— Маргарита, на большой экран выходит фильм Владимира Котта «Непослушник 2. Вспомнить все!». Как вы попали на этот проект?
— В феврале я ходила на премьеру первого «Непослушника», и от просмотра осталось хорошее впечатление. А летом вдруг раздается звонок, и мне предлагают сняться в продолжении. Очень хотелось поработать с Владимиром Коттом, так что я согласилась сразу. Признаюсь, получила огромное удовольствие от процесса. Я знала, что Котт отличается от многих режиссеров, которые эмоциональны, выплескивают много энергии на съемочной площадке. А Владимир даже в самой патовой ситуации все решает максимально быстро, спокойно и тихо. Не помню ни одного момента, когда бы на его лице отразилась тревога, недовольство или разочарование. Он говорит: «Дайте мне 37 секунд». Стоит, внимательно смотрит на все, и через 37 секунд появляется решение проблемы. На площадке очень комфортные условия: ты не отвлекаешься на посторонние вещи, не нервничаешь, концентрируешься на работе. Это необычно. Как правило, режиссеры находятся в творческих муках.
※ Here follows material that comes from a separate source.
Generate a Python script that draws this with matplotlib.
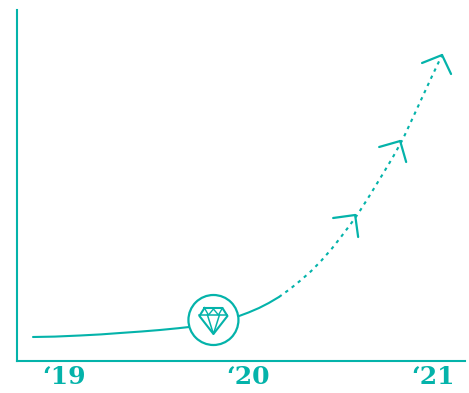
import matplotlib
matplotlib.use('Agg')
import matplotlib.pyplot as plt
from matplotlib.patches import Circle
from matplotlib.transforms import Affine2D

TEAL = '#04b3aa'

# solid part of the curve, then dotted part (year, value)
solid_x = [2018.832, 2018.95, 2019.087, 2019.2, 2019.304, 2019.42, 2019.520, 2019.62, 2019.678,
           2019.949, 2020.0, 2020.057, 2020.11, 2020.165]
solid_y = [24, 24.4, 25.5, 26.6, 28, 29.5, 31, 32.8, 34,
           45, 48.5, 53, 58, 64]
dotted_x = [2020.165, 2020.225, 2020.285, 2020.34, 2020.393, 2020.45, 2020.501, 2020.55, 2020.593,
            2020.655, 2020.718, 2020.78, 2020.837, 2020.885, 2020.935, 2020.99, 2021.049]
dotted_y = [64, 72, 81, 90, 100, 112, 124, 136, 147,
            165, 184, 203, 222, 241, 261, 283, 306]

# arrow tips on the dotted line
tip_x = [2020.578, 2020.822, 2021.049]
tip_y = [146, 220, 306]

year_ticks = [2019, 2020, 2021]
year_labels = ['‘19', '‘20', '‘21']

fig = plt.figure(figsize=(4.69, 3.93), dpi=100)
ax = fig.add_axes([17 / 469, 1 - 361 / 393, 448 / 469, 351 / 393])
ax.set_xlim(2019 + (17 - 64) / 184.5, 2019 + (465 - 64) / 184.5)
ax.set_ylim(0, 351)
ax.spines['top'].set_visible(False)
ax.spines['right'].set_visible(False)
ax.spines['left'].set_color(TEAL)
ax.spines['bottom'].set_color(TEAL)
ax.spines['left'].set_linewidth(1.5)
ax.spines['bottom'].set_linewidth(1.5)
ax.set_yticks([])
ax.set_xticks(year_ticks)
ax.set_xticklabels(year_labels, family='DejaVu Serif', fontweight='bold',
                   fontsize=18, color=TEAL)
ax.tick_params(axis='x', length=0, pad=3)

ax.plot(solid_x, solid_y, color=TEAL, lw=1.5, solid_capstyle='round')
ax.plot(dotted_x, dotted_y, color=TEAL, lw=1.5, dashes=(1.6, 2.2))

# arrow heads, arm offsets in pixels from the tip
arms = [[(-22, -3), (3, -22)], [(-21, -6), (6, -21)], [(-20, -8), (9, -19)]]
for x, y, pair in zip(tip_x, tip_y, arms):
    for off in pair:
        ax.annotate('', xy=(x, y), xytext=off, textcoords='offset pixels',
                    arrowprops=dict(arrowstyle='-', color=TEAL, lw=1.6,
                                    shrinkA=0, shrinkB=0))

# gem badge, drawn in pixels around its centre
fig.canvas.draw()
cx, cy = ax.transData.transform((2019.81, 41))
badge = Affine2D().scale(1, -1).translate(cx, cy)
ax.add_patch(Circle((0, 0), 25, transform=badge, fc='white', ec=TEAL, lw=1.6,
                    clip_on=False, zorder=5))
gem_lines = [
    ([-9, 9, 14, 0, -14, -9], [-12, -12, -4, 14, -4, -12], 1.5),
    ([-14, 14], [-5, -5], 1.1),
    ([-6, 0, 6], [-5, 14, -5], 1.1),
    ([-9, -5, 0, 5, 9], [-12, -5, -11, -5, -12], 1.0),
]
for xs, ys, w in gem_lines:
    ax.plot(xs, ys, color=TEAL, lw=w, transform=badge, clip_on=False,
            zorder=6, solid_joinstyle='round')

fig.savefig('out.png', dpi=100)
— Как вас принял уже сплоченный после первой части фильма коллектив?
— Довольно хорошо. Было полное ощущение, что я со всеми давно знакома. Мы часто все вместе сидели за обедом, общались. Юрий Кузнецов рассказывал про свою актерскую жизнь, про съемки и встречи с интересными людьми. Конечно, когда ты снимаешься с такими актерами, надо пользоваться моментом. Юрий Александрович очень внимательный человек, у нас с ним было не так много сцен, но он считал важным со мной познакомиться и пообщаться.
— А какой партнер за всю вашу актерскую карьеру больше всех запомнился?
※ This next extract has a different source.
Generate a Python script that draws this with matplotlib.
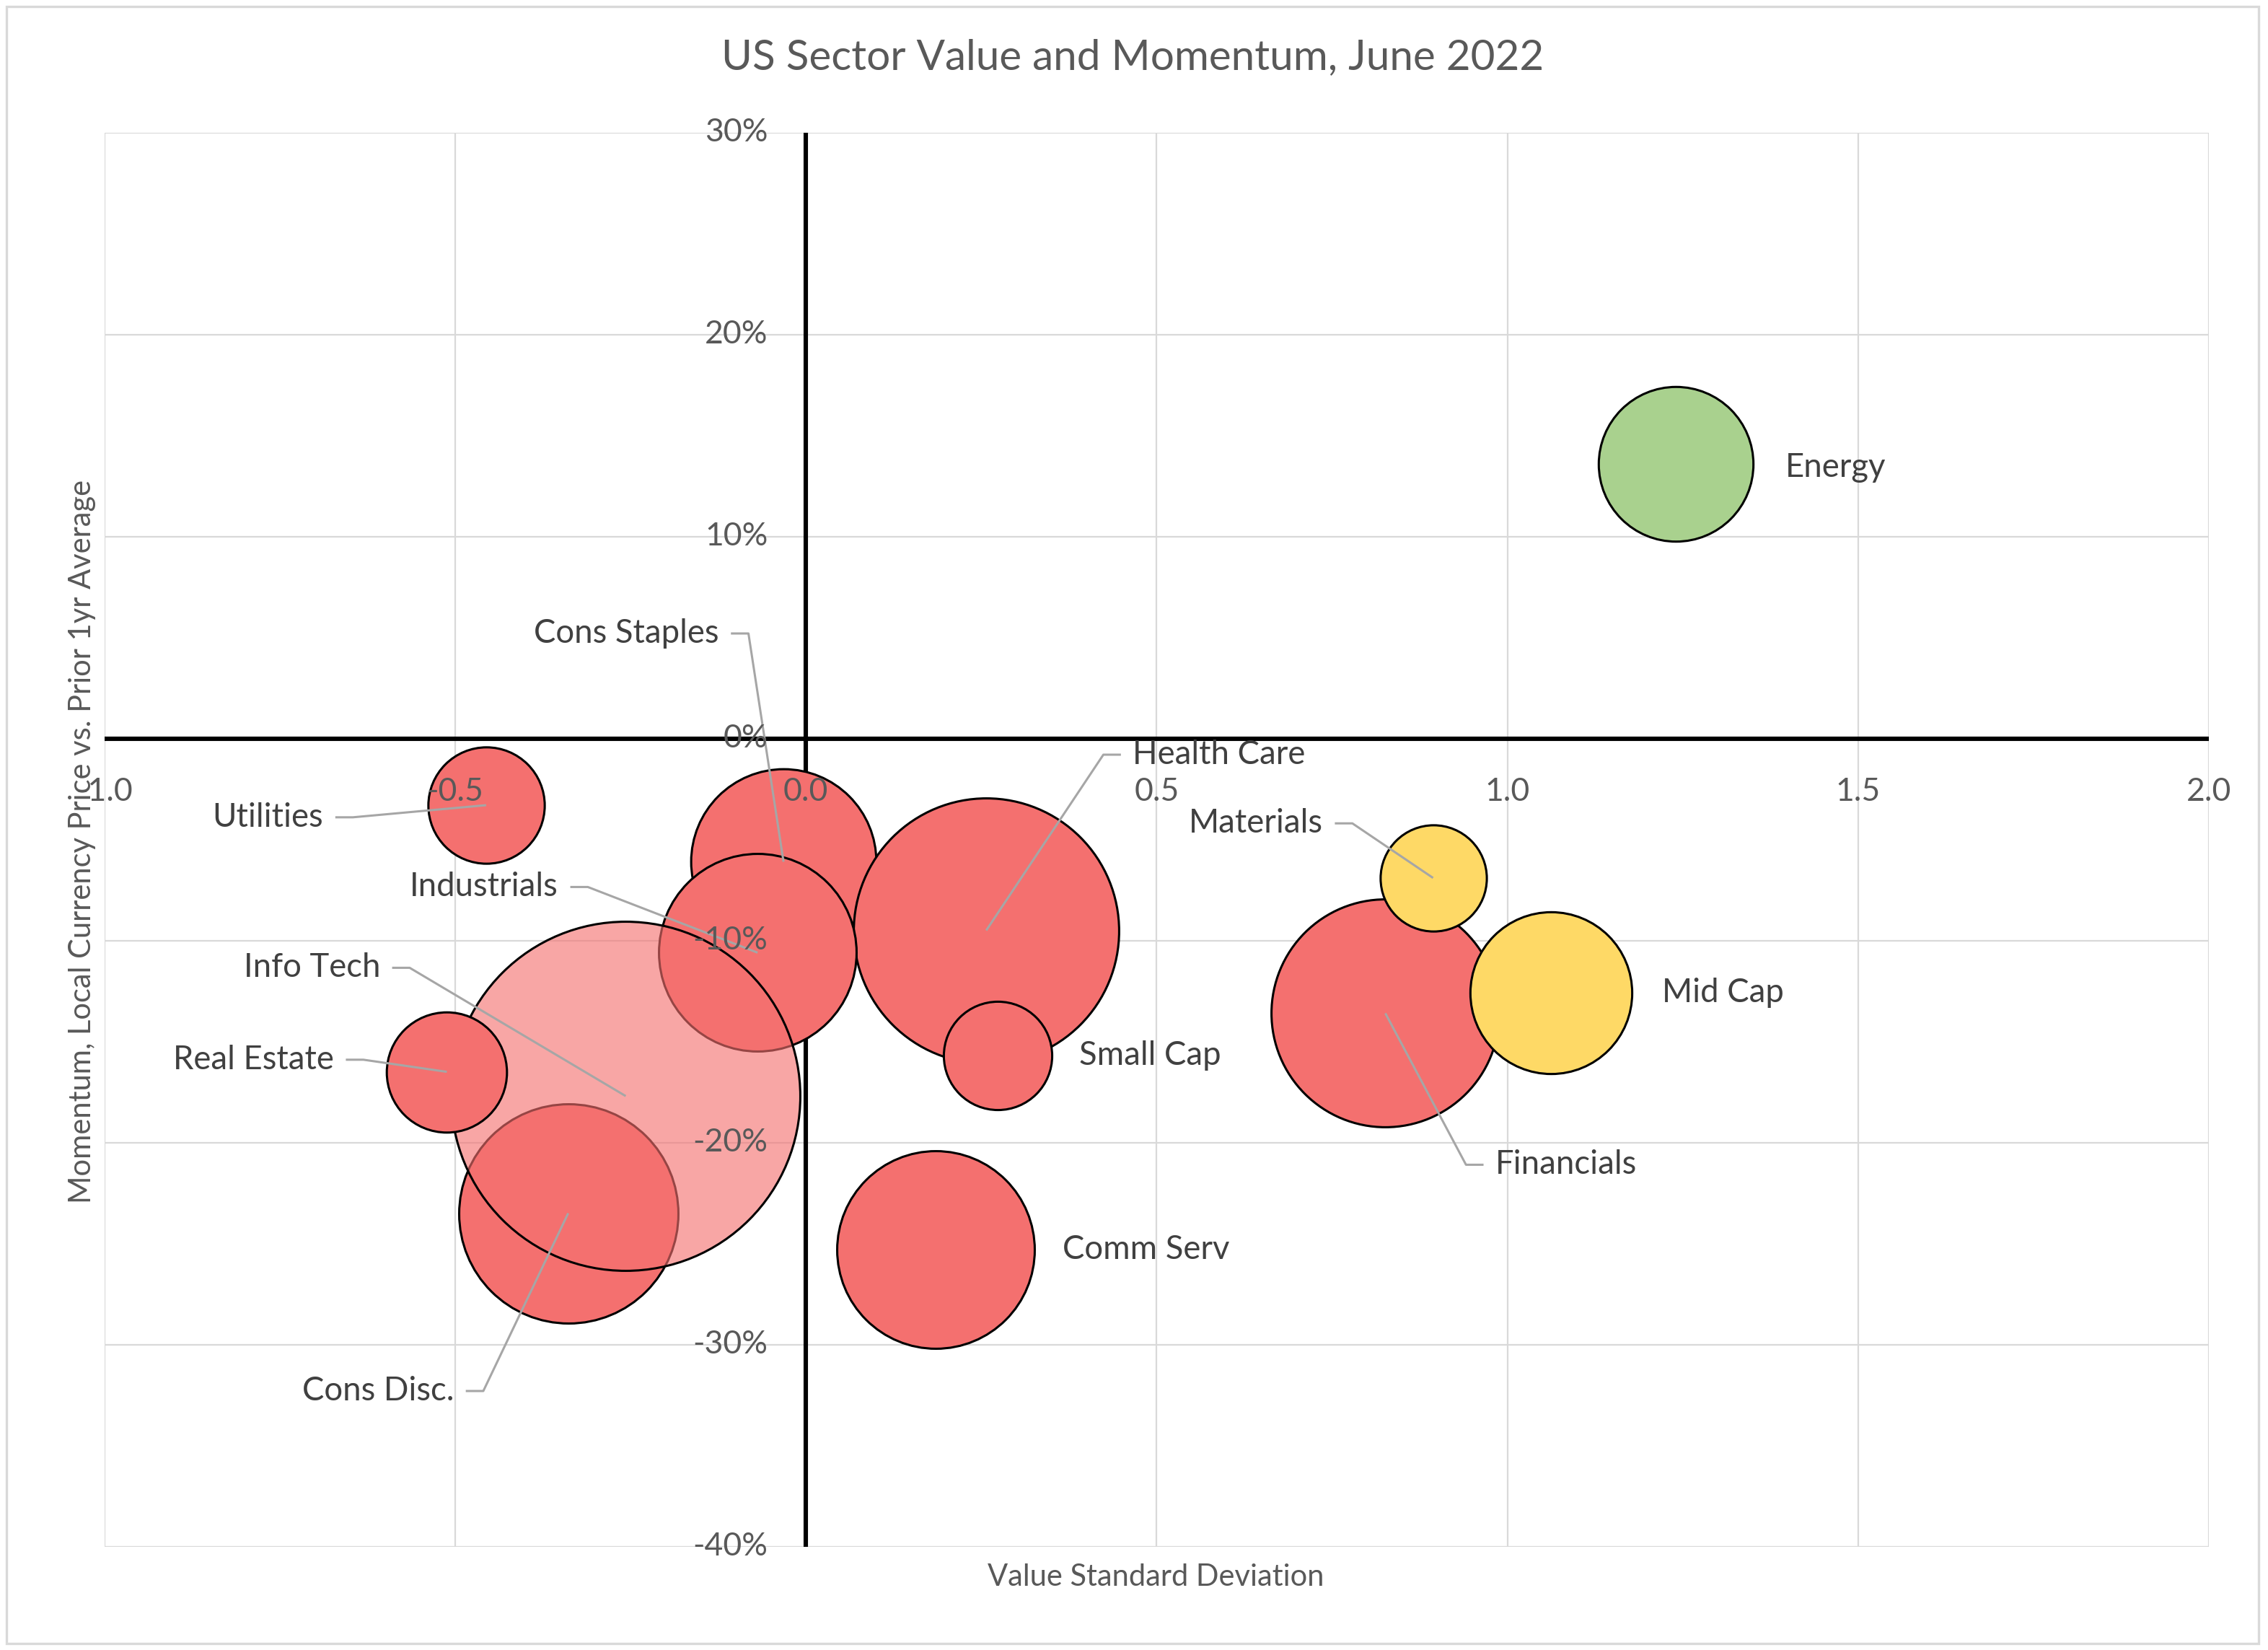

— Елена Валюшкина. Мы с ней встретились на съемочной площадке в моем первом серьезном фильме — «Толя-робот». На Елену можно просто смотреть и учиться актерскому мастерству. Вообще, «Толя-робот» — моя первая качественная работа. Признаюсь, было сложно, потому что каждый выход на площадку давил огромной ответственностью, которую я, в принципе, сама на себя повесила. Очень боялась ошибиться, и были моменты, даже опасалась, что меня снимут с роли. Уже после съемок разговорилась с продюсером Сережей Корнихиным, он смеялся и говорил: «Почему ты так думала? Подошла бы ко мне и спросила. Да все было замечательно!»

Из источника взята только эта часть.